In Toastmasters we understand that leaders are made. The step-by-step process to effective leadership, in many cases, can have a small beginning step. Maybe someone said, “I believe in you,” and that was the first time you started to see yourself as a leader. Often the best leaders come from someone seeing something in them that they didn’t see for themselves. Perhaps you took a small role in your club, and when that was successful, you looked to the next, slightly larger step. You repeated the process to a larger leadership role and found success. Maybe you are reading this article and starting to think about the steps to leadership in your club and beyond.

Are leaders successful every time they take a step? No, even the most successful leaders are not, but what they do know is that sometimes it is important to take a step back, review the situation, adjust the vision if needed, then take that next step forward.

Think back to where you were in your Toastmasters or work experience five years ago. Or one year ago. Is it different from where you stand today? It is surely different from where you will stand in five years, if you choose to keep moving. What is your next step?


Who Is Packing Your Parachute?—In a solo jump, the skydiver must make sure the parachute is correctly packed, as their life depends on it. In a tandem jump, the jump master is generally the one who packs the parachute and is in total control of when the ripcord is pulled. The person who is jumping with the jump master may not even touch the parachute but knows the jump master has the expertise needed for success. Leadership is very much the same process, like when an effective leader delegates a project to a team member who may be a subject matter expert.

Many people have opportunities to step up to leadership but are afraid to take the chance. The opportunities may be in your club, District, community engagement, or the workplace as part of a team or management. What if you don’t know enough? What if you are asked a question and do not know how to respond? What if … fill in the blank with a favorite reason for not taking that step toward leadership. You don’t have to know everything, you just need to know the people who do, or the places to find the answers.

Often the best leaders come from someone seeing something in them that they didn't see in themselves.

Captain Charlie Plumb is a retired United States Navy fighter pilot who spent six years in a Vietnam prison camp after his plane was shot down. He tells his story about meeting the young man one day who packed his parachute for the fateful flight. Although he never really thought about his parachute packer, he says that after he was shot down, he thought about that person quite often. Without the skill and dedication that young man had in packing the parachute, Plumb may not have survived to tell his story. He was the pilot, not the parachute packer, but both roles are vital for a successful mission, especially when something does not go as planned.

The parachute is worn on the back of the skydiver (or pilot) as they jump. Who do you depend on for your success as a leader? Who has your back and packs your parachute?

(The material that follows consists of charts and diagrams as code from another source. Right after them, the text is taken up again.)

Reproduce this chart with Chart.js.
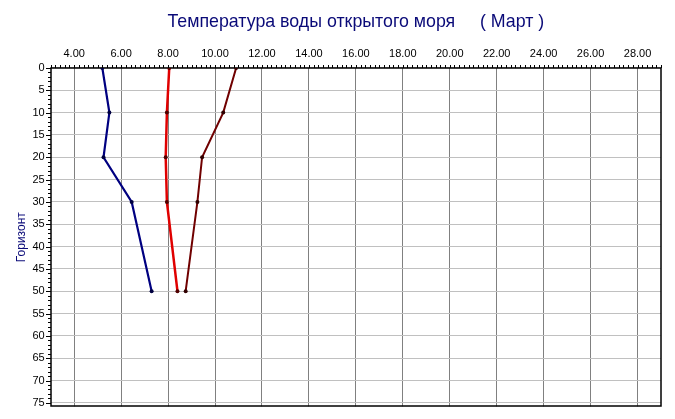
<!DOCTYPE html>
<html>
<head>
<meta charset="utf-8">
<script src="https://cdn.jsdelivr.net/npm/chart.js@4/dist/chart.umd.min.js"></script>
<style>
html,body{margin:0;padding:0;background:#fff;}
canvas{display:block;}
</style>
</head>
<body>
<canvas id="c" width="675" height="419"></canvas>
<script>
const titleText = "Температура воды открытого моря     ( Март )";
const yTitle = "Горизонт";
const depths = [0, 10, 20, 30, 50];
const seriesBlue = [5.2, 5.5, 5.25, 6.45, 7.3];
const seriesRed = [8.05, 7.95, 7.9, 7.95, 8.4];
const seriesMaroon = [10.9, 10.35, 9.45, 9.25, 8.75];
const xTicks = [4, 6, 8, 10, 12, 14, 16, 18, 20, 22, 24, 26, 28];
const yTicks = [0, 5, 10, 15, 20, 25, 30, 35, 40, 45, 50, 55, 60, 65, 70, 75];

const pts = arr => arr.map((v, i) => ({x: v, y: depths[i]}));

const frame = {
  id: 'frame',
  beforeDatasetsDraw(chart) {
    const {ctx, chartArea: a, scales: {x, y}} = chart;
    ctx.save();
    ctx.strokeStyle = '#000';
    ctx.lineWidth = 1;
    ctx.beginPath();
    for (let i = 0; i <= 130; i++) {
      const v = 3 + i * 0.2;
      const px = Math.round(x.getPixelForValue(v)) + 0.5;
      ctx.moveTo(px, Math.round(a.top) - 3);
      ctx.lineTo(px, Math.round(a.top));
    }
    for (let v = 0; v <= 75; v++) {
      const py = Math.round(y.getPixelForValue(v)) + 0.5;
      const len = v % 5 === 0 ? 5 : 3;
      ctx.moveTo(Math.round(a.left) - len, py);
      ctx.lineTo(Math.round(a.left), py);
    }
    ctx.stroke();
    ctx.lineWidth = 1.5;
    ctx.strokeRect(Math.round(a.left), Math.round(a.top), Math.round(a.right) - Math.round(a.left), Math.round(a.bottom) - Math.round(a.top));
    ctx.restore();
  }
};

new Chart(document.getElementById('c'), {
  type: 'scatter',
  data: {
    datasets: [
      {data: pts(seriesBlue), showLine: true, borderColor: '#000080', borderWidth: 2.2, pointRadius: 2, pointBackgroundColor: '#000040', pointBorderWidth: 0},
      {data: pts(seriesRed), showLine: true, borderColor: '#e00000', borderWidth: 2.5, pointRadius: 2, pointBackgroundColor: '#500000', pointBorderWidth: 0},
      {data: pts(seriesMaroon), showLine: true, borderColor: '#700000', borderWidth: 2, pointRadius: 2, pointBackgroundColor: '#300000', pointBorderWidth: 0}
    ]
  },
  options: {
    responsive: false,
    devicePixelRatio: 1,
    animation: false,
    layout: {padding: {left: 0, right: 14, top: 0, bottom: 12}},
    plugins: {
      legend: {display: false},
      tooltip: {enabled: false},
      title: {display: true, fullSize: false, text: titleText, color: '#0a0a78', font: {family: 'Liberation Sans', size: 17.8, weight: 'normal'}, padding: {top: 11, bottom: 0}}
    },
    scales: {
      x: {
        type: 'linear', position: 'top', min: 3, max: 29,
        afterBuildTicks: s => { s.ticks = xTicks.map(v => ({value: v})); },
        afterFit: s => { s.height = 35.6; },
        grid: {color: '#808080', drawTicks: false, lineWidth: 1},
        border: {display: false},
        ticks: {color: '#000', padding: 7, font: {family: 'Liberation Sans', size: 11}, callback: v => Number(v).toFixed(2), maxRotation: 0, autoSkip: false}
      },
      y: {
        type: 'linear', reverse: true, min: 0, max: 75.8,
        afterBuildTicks: s => { s.ticks = yTicks.map(v => ({value: v})); },
        afterFit: s => { s.width = 50.7; },
        grid: {color: '#c0c0c0', drawTicks: false, lineWidth: 1},
        border: {display: false},
        ticks: {color: '#000', padding: 6, font: {family: 'Liberation Sans', size: 11}, autoSkip: false},
        title: {display: true, text: yTitle, color: '#0a0a78', font: {family: 'Liberation Sans', size: 12}, padding: {top: 14, bottom: 0}}
      }
    }
  },
  plugins: [frame]
});
</script>
</body>
</html>
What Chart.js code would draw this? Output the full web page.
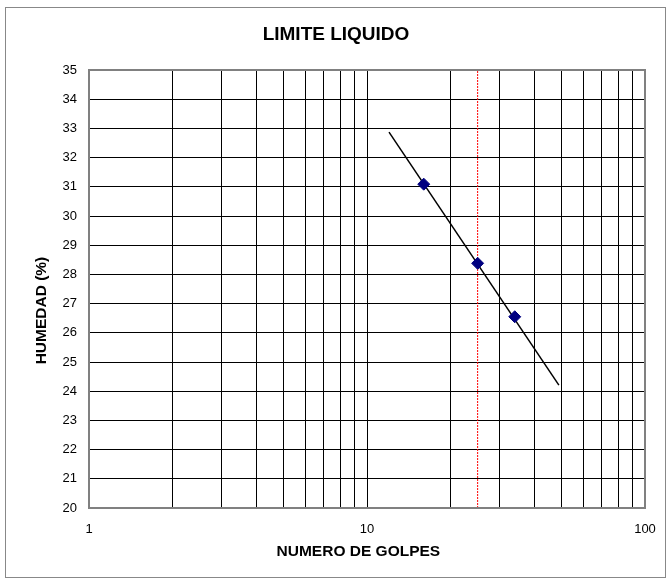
<!DOCTYPE html>
<html>
<head>
<meta charset="utf-8">
<script src="https://cdn.jsdelivr.net/npm/chart.js@4"></script>
<style>
  html, body { margin: 0; padding: 0; background: #fff; }
  #wrap { position: relative; width: 672px; height: 583px; }
  #frame { position: absolute; left: 5px; top: 7px; width: 661px; height: 571px; border: 1px solid #888; box-sizing: border-box; pointer-events: none; }
  canvas { position: absolute; left: 0; top: 0; }
</style>
</head>
<body>
<div id="wrap">
  <canvas id="chart" width="672" height="583"></canvas>
  <div id="frame"></div>
</div>
<script>
// ensayo de limite liquido
const golpes = [16, 25, 34];
const humedad = [31.09, 28.38, 26.55];

// recta de ajuste
const trendGolpes = [12, 49];
const trendHumedad = [32.87, 24.21];

// linea de 25 golpes
const refGolpes = [25, 25];
const refHumedad = [20, 35];

const xGrid = [1, 2, 3, 4, 5, 6, 7, 8, 9, 10, 20, 30, 40, 50, 60, 70, 80, 90, 100];
const xLabels = ['1', '10', '100'];

const FONT = 'Arial, "Liberation Sans", sans-serif';

function pts(xs, ys) {
  return xs.map((x, i) => ({ x, y: ys[i] }));
}

const areaBorder = {
  id: 'areaBorder',
  afterDatasetsDraw(chart) {
    const { ctx, chartArea: a } = chart;
    ctx.save();
    ctx.strokeStyle = '#808080';
    ctx.lineWidth = 2;
    ctx.strokeRect(a.left, a.top, a.right - a.left, a.bottom - a.top);
    ctx.restore();
  }
};

new Chart(document.getElementById('chart'), {
  type: 'scatter',
  data: {
    datasets: [
      {
        label: 'Humedad',
        data: pts(golpes, humedad),
        pointStyle: 'rectRot',
        pointRadius: 6,
        backgroundColor: '#000080',
        borderColor: '#000080',
        borderWidth: 1
      },
      {
        label: 'Ajuste',
        data: pts(trendGolpes, trendHumedad),
        showLine: true,
        borderColor: '#000',
        borderWidth: 1.5,
        pointRadius: 0
      },
      {
        label: '25 golpes',
        data: pts(refGolpes, refHumedad),
        showLine: true,
        borderColor: '#ff0000',
        borderWidth: 1,
        borderDash: [2, 1],
        pointRadius: 0
      }
    ]
  },
  options: {
    responsive: false,
    animation: false,
    devicePixelRatio: 1,
    layout: { padding: { top: 0, right: 27, bottom: 0, left: 27 } },
    plugins: {
      legend: { display: false },
      tooltip: { enabled: false },
      title: {
        display: true,
        text: 'LIMITE LIQUIDO',
        color: '#000',
        font: { family: FONT, size: 19, weight: 'bold' },
        padding: { top: 23.6, bottom: 23.6 }
      }
    },
    scales: {
      x: {
        type: 'logarithmic',
        min: 1,
        max: 100,
        afterBuildTicks(scale) { scale.ticks = xGrid.map(v => ({ value: v })); },
        afterFit(scale) { scale.height = 75; },
        ticks: {
          autoSkip: false,
          maxRotation: 0,
          padding: 14,
          color: '#000',
          font: { family: FONT, size: 13 },
          callback: v => xLabels.includes(String(v)) ? String(v) : ''
        },
        grid: { color: '#000', lineWidth: 1, drawTicks: false },
        border: { display: false },
        title: {
          display: true,
          text: 'NUMERO DE GOLPES    ',
          color: '#000',
          font: { family: FONT, size: 15.5, weight: 'bold' },
          padding: { top: 0, bottom: 21.7 }
        }
      },
      y: {
        min: 20,
        max: 35,
        afterFit(scale) { scale.width = 62; },
        ticks: {
          stepSize: 1,
          padding: 12,
          color: '#000',
          font: { family: FONT, size: 13 }
        },
        grid: { color: '#000', lineWidth: 1, drawTicks: false },
        border: { display: false },
        title: {
          display: true,
          text: 'HUMEDAD (%)          ',
          color: '#000',
          font: { family: FONT, size: 15.5, weight: 'bold' },
          padding: { top: 5.6, bottom: 0 }
        }
      }
    }
  },
  plugins: [areaBorder]
});
</script>
</body>
</html>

And, maybe just as important, whose parachute do you pack?

 

Finding Your Voice and Inspiring Others to Find Theirs—Skydiving jump masters may or may not train others to succeed in jumping. They may or may not train to do tandem jumps with people who want to leave the parachute packing to them. But for leaders, helping others to succeed plays a pivotal role.

A leader must know who they are, what they stand for, and what they believe in. Not everyone wants to lead, but a good leader will help someone find their voice and potential for leadership within the team, and help them develop their skills.

What about your role in Toastmasters leadership? Do you see the vision? Have you taken the first step, or the next step to leadership? Are you a parachute packer? Do you know how to find one? Have you found your voice in leadership? Congratulations if you have and are already serving or have served in Toastmasters leadership. If not, what’s stopping you?